The Basil Hayden's bourbon brand was introduced in 1992 and is named in honor of Basil Hayden Sr. Hayden was a distiller, and he used a larger amount of rye in his mash than in some other bourbons.  Later, Hayden's grandson Raymond B. Hayden founded a distillery in Nelson County and named his label "Old Grand-Dad", in honor of his grandfather, which bears a rendering of Basil Sr.'s likeness. When Beam Industries introduced their "small batch" collection, among the four was "Basil Hayden's." The company says it uses a mash identical to Knob Creek, which is similar to that originally utilized by Hayden in 1792.

The brand expression was originally labeled as "Aged 8 Years", but in 2014, the age statement was replaced by "Artfully Aged", indicating that the brand no longer carries an age guarantee.

History of the Haydens

Basil Hayden Sr. was a Maryland Catholic who led a group of twenty-five Catholic families from Maryland into what is now Nelson County, Kentucky (near Bardstown) in 1785. There Hayden donated the land for the first Catholic church west of the Alleghenies and the first Catholic church in what is now the Commonwealth of Kentucky. 

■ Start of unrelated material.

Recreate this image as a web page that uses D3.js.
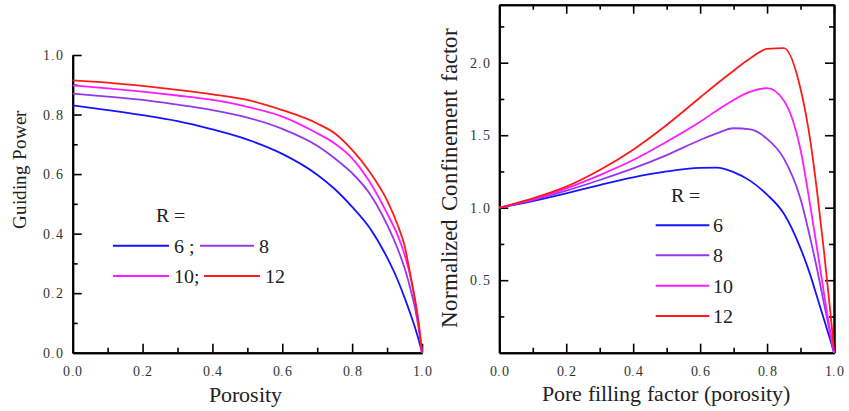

The Heydons (original spelling) emigrated to the Virginia Colony in the 1660s, when much of Britain became inhospitable to Catholics. Francis Hayden, Basil Sr.'s great-grandfather and the first Heydon (then switching to Hayden), moved from Virginia to Maryland in 1678, settling in St. Mary's County on St. Clement's Bay, where the family remained until Basil led his band of Catholic families into present-day Nelson County, Kentucky.  During the American Revolution, Basil Sr. supplied provisions to the Colonial Army.

Hayden's family can be traced back to England (Norfolk) to the period shortly after the Norman Conquest.  One ancestor, Simon de Heydon, was knighted by Richard the Lionheart in the Holy Land during the Third Crusade in the 1190s.  His son, Thomas de Heydon, was made Justice Itinerant of Norfolk by Henry III.  Around 1400, another ancestor, John Heydon, appears to have been associated with "The Grove" – a large estate in Watford (Hertfordshire),  located about twenty miles northwest of London.  Some researchers have speculated that John Heydon was given the estate for his father Sir Richard de Heydon's services in the French Wars, where Sir Richard perished. Others are less sure. But Heydons definitely lived in Watford from the fourteenth through seventeenth centuries.

Reviews
Food critic Morgan Murphy said "The rye-heavy whiskey is aged 8 years and carries a buttery flavor and smooth, tannic finish."